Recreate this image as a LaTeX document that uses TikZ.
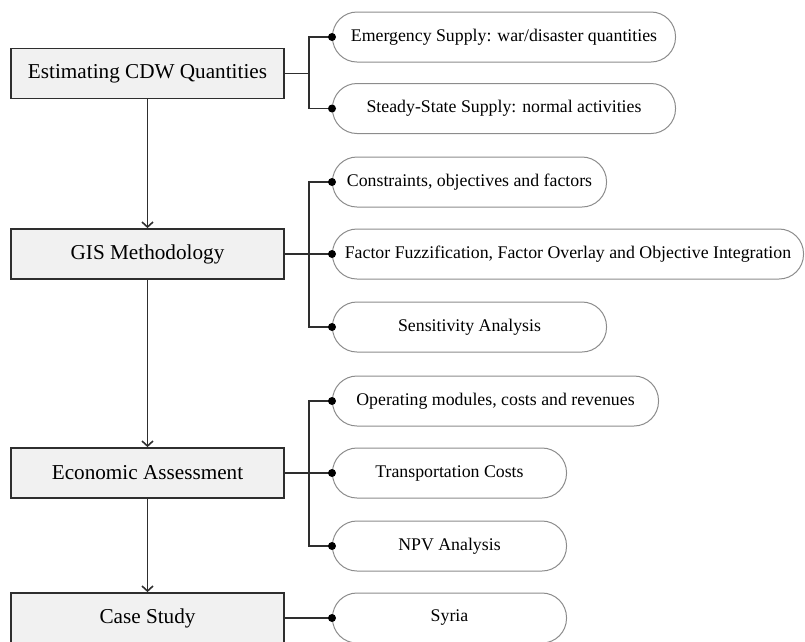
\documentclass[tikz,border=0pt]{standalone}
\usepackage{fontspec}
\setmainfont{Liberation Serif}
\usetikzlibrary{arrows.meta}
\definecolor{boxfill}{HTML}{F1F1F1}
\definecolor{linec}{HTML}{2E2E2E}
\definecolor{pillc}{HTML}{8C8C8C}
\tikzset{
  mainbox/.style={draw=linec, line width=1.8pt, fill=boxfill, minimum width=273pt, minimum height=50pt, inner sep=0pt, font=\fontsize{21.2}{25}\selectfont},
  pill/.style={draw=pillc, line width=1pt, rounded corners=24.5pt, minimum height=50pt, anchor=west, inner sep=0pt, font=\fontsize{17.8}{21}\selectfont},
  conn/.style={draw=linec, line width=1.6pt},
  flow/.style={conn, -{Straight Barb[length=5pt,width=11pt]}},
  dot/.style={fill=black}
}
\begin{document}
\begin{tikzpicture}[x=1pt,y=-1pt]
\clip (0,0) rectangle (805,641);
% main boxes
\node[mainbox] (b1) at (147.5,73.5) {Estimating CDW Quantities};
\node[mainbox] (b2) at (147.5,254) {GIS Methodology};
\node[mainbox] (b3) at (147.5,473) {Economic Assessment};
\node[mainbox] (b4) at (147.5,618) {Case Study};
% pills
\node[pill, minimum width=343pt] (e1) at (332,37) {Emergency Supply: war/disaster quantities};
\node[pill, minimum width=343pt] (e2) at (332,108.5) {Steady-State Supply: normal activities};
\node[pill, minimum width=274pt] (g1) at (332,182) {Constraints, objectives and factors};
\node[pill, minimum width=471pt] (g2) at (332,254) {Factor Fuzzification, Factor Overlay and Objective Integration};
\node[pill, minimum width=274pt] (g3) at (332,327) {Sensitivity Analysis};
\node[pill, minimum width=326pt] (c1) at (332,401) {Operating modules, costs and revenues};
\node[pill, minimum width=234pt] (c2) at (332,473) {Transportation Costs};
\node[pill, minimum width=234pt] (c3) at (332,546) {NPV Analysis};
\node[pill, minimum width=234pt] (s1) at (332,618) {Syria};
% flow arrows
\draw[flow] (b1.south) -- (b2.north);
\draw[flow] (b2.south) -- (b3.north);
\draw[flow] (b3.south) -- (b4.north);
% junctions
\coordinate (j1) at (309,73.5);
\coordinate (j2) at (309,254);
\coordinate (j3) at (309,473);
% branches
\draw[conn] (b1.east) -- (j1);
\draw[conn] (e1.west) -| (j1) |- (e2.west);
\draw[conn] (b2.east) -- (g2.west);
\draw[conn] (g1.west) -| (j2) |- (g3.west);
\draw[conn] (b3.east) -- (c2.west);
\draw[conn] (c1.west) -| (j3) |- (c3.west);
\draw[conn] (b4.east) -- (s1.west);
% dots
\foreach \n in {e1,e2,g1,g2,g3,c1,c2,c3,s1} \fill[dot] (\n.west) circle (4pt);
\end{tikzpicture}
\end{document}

================================

● **SET EXERCISE**
Reproduce the full material exactly, excluding the pictures.

● **TASK OUTPUT**
Recreate this image as a LaTeX document that uses TikZ.
\documentclass[tikz,border=0pt]{standalone}
\usepackage{fontspec}
\setmainfont{Liberation Serif}
\usetikzlibrary{arrows.meta}
\definecolor{boxfill}{HTML}{F1F1F1}
\definecolor{linec}{HTML}{2E2E2E}
\definecolor{pillc}{HTML}{8C8C8C}
\tikzset{
  mainbox/.style={draw=linec, line width=1.8pt, fill=boxfill, minimum width=273pt, minimum height=50pt, inner sep=0pt, font=\fontsize{21.2}{25}\selectfont},
  pill/.style={draw=pillc, line width=1pt, rounded corners=24.5pt, minimum height=50pt, anchor=west, inner sep=0pt, font=\fontsize{17.8}{21}\selectfont},
  conn/.style={draw=linec, line width=1.6pt},
  flow/.style={conn, -{Straight Barb[length=5pt,width=11pt]}},
  dot/.style={fill=black}
}
\begin{document}
\begin{tikzpicture}[x=1pt,y=-1pt]
\clip (0,0) rectangle (805,641);
% main boxes
\node[mainbox] (b1) at (147.5,73.5) {Estimating CDW Quantities};
\node[mainbox] (b2) at (147.5,254) {GIS Methodology};
\node[mainbox] (b3) at (147.5,473) {Economic Assessment};
\node[mainbox] (b4) at (147.5,618) {Case Study};
% pills
\node[pill, minimum width=343pt] (e1) at (332,37) {Emergency Supply: war/disaster quantities};
\node[pill, minimum width=343pt] (e2) at (332,108.5) {Steady-State Supply: normal activities};
\node[pill, minimum width=274pt] (g1) at (332,182) {Constraints, objectives and factors};
\node[pill, minimum width=471pt] (g2) at (332,254) {Factor Fuzzification, Factor Overlay and Objective Integration};
\node[pill, minimum width=274pt] (g3) at (332,327) {Sensitivity Analysis};
\node[pill, minimum width=326pt] (c1) at (332,401) {Operating modules, costs and revenues};
\node[pill, minimum width=234pt] (c2) at (332,473) {Transportation Costs};
\node[pill, minimum width=234pt] (c3) at (332,546) {NPV Analysis};
\node[pill, minimum width=234pt] (s1) at (332,618) {Syria};
% flow arrows
\draw[flow] (b1.south) -- (b2.north);
\draw[flow] (b2.south) -- (b3.north);
\draw[flow] (b3.south) -- (b4.north);
% junctions
\coordinate (j1) at (309,73.5);
\coordinate (j2) at (309,254);
\coordinate (j3) at (309,473);
% branches
\draw[conn] (b1.east) -- (j1);
\draw[conn] (e1.west) -| (j1) |- (e2.west);
\draw[conn] (b2.east) -- (g2.west);
\draw[conn] (g1.west) -| (j2) |- (g3.west);
\draw[conn] (b3.east) -- (c2.west);
\draw[conn] (c1.west) -| (j3) |- (c3.west);
\draw[conn] (b4.east) -- (s1.west);
% dots
\foreach \n in {e1,e2,g1,g2,g3,c1,c2,c3,s1} \fill[dot] (\n.west) circle (4pt);
\end{tikzpicture}
\end{document}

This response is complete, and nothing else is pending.